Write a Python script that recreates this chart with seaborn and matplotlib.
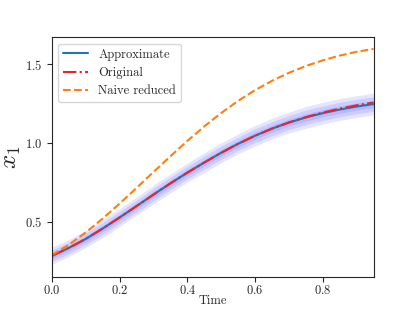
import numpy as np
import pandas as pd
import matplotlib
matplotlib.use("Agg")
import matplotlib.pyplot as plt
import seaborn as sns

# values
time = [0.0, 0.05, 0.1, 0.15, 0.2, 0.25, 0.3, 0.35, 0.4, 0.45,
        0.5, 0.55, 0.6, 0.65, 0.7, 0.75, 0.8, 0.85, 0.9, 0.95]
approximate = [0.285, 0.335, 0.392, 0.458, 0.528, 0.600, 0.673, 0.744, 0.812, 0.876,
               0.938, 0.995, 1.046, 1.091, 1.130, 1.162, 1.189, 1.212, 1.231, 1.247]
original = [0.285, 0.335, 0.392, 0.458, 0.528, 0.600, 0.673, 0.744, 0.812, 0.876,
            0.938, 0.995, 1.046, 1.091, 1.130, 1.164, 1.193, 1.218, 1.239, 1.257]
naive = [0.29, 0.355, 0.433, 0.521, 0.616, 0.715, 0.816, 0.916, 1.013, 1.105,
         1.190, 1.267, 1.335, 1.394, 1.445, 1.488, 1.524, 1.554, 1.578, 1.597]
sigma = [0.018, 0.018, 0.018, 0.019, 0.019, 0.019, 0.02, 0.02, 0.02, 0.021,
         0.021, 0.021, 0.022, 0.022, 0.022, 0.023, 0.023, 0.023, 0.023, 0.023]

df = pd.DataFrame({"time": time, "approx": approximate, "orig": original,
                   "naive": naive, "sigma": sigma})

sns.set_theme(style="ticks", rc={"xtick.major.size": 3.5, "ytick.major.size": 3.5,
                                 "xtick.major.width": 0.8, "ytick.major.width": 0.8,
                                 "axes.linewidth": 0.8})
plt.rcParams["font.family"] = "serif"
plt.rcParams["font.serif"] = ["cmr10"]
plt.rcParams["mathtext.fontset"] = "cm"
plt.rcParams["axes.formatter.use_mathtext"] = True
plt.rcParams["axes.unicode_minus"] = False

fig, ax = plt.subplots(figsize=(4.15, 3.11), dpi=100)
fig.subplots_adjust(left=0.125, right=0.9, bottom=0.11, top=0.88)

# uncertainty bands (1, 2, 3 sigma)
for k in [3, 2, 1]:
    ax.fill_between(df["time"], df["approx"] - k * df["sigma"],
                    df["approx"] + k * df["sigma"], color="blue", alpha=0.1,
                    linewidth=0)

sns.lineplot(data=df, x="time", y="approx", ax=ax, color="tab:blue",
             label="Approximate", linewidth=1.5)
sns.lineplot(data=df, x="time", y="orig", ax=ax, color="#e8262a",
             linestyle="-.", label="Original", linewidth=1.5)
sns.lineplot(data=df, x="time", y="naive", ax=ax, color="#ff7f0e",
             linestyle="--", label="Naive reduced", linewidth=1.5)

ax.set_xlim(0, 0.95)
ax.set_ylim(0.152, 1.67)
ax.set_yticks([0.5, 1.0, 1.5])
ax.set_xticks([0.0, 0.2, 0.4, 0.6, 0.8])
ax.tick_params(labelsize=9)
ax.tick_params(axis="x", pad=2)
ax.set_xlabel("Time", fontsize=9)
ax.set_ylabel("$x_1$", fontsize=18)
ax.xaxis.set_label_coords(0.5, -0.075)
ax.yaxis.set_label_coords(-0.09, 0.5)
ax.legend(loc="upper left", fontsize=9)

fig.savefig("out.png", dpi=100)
━━━━━━━━━━━━━━━━━━━━
» Problem details
Make an exact copy of the data above, pictures excluded.

» Solution
Write a Python script that recreates this chart with seaborn and matplotlib.
import numpy as np
import pandas as pd
import matplotlib
matplotlib.use("Agg")
import matplotlib.pyplot as plt
import seaborn as sns

# values
time = [0.0, 0.05, 0.1, 0.15, 0.2, 0.25, 0.3, 0.35, 0.4, 0.45,
        0.5, 0.55, 0.6, 0.65, 0.7, 0.75, 0.8, 0.85, 0.9, 0.95]
approximate = [0.285, 0.335, 0.392, 0.458, 0.528, 0.600, 0.673, 0.744, 0.812, 0.876,
               0.938, 0.995, 1.046, 1.091, 1.130, 1.162, 1.189, 1.212, 1.231, 1.247]
original = [0.285, 0.335, 0.392, 0.458, 0.528, 0.600, 0.673, 0.744, 0.812, 0.876,
            0.938, 0.995, 1.046, 1.091, 1.130, 1.164, 1.193, 1.218, 1.239, 1.257]
naive = [0.29, 0.355, 0.433, 0.521, 0.616, 0.715, 0.816, 0.916, 1.013, 1.105,
         1.190, 1.267, 1.335, 1.394, 1.445, 1.488, 1.524, 1.554, 1.578, 1.597]
sigma = [0.018, 0.018, 0.018, 0.019, 0.019, 0.019, 0.02, 0.02, 0.02, 0.021,
         0.021, 0.021, 0.022, 0.022, 0.022, 0.023, 0.023, 0.023, 0.023, 0.023]

df = pd.DataFrame({"time": time, "approx": approximate, "orig": original,
                   "naive": naive, "sigma": sigma})

sns.set_theme(style="ticks", rc={"xtick.major.size": 3.5, "ytick.major.size": 3.5,
                                 "xtick.major.width": 0.8, "ytick.major.width": 0.8,
                                 "axes.linewidth": 0.8})
plt.rcParams["font.family"] = "serif"
plt.rcParams["font.serif"] = ["cmr10"]
plt.rcParams["mathtext.fontset"] = "cm"
plt.rcParams["axes.formatter.use_mathtext"] = True
plt.rcParams["axes.unicode_minus"] = False

fig, ax = plt.subplots(figsize=(4.15, 3.11), dpi=100)
fig.subplots_adjust(left=0.125, right=0.9, bottom=0.11, top=0.88)

# uncertainty bands (1, 2, 3 sigma)
for k in [3, 2, 1]:
    ax.fill_between(df["time"], df["approx"] - k * df["sigma"],
                    df["approx"] + k * df["sigma"], color="blue", alpha=0.1,
                    linewidth=0)

sns.lineplot(data=df, x="time", y="approx", ax=ax, color="tab:blue",
             label="Approximate", linewidth=1.5)
sns.lineplot(data=df, x="time", y="orig", ax=ax, color="#e8262a",
             linestyle="-.", label="Original", linewidth=1.5)
sns.lineplot(data=df, x="time", y="naive", ax=ax, color="#ff7f0e",
             linestyle="--", label="Naive reduced", linewidth=1.5)

ax.set_xlim(0, 0.95)
ax.set_ylim(0.152, 1.67)
ax.set_yticks([0.5, 1.0, 1.5])
ax.set_xticks([0.0, 0.2, 0.4, 0.6, 0.8])
ax.tick_params(labelsize=9)
ax.tick_params(axis="x", pad=2)
ax.set_xlabel("Time", fontsize=9)
ax.set_ylabel("$x_1$", fontsize=18)
ax.xaxis.set_label_coords(0.5, -0.075)
ax.yaxis.set_label_coords(-0.09, 0.5)
ax.legend(loc="upper left", fontsize=9)

fig.savefig("out.png", dpi=100)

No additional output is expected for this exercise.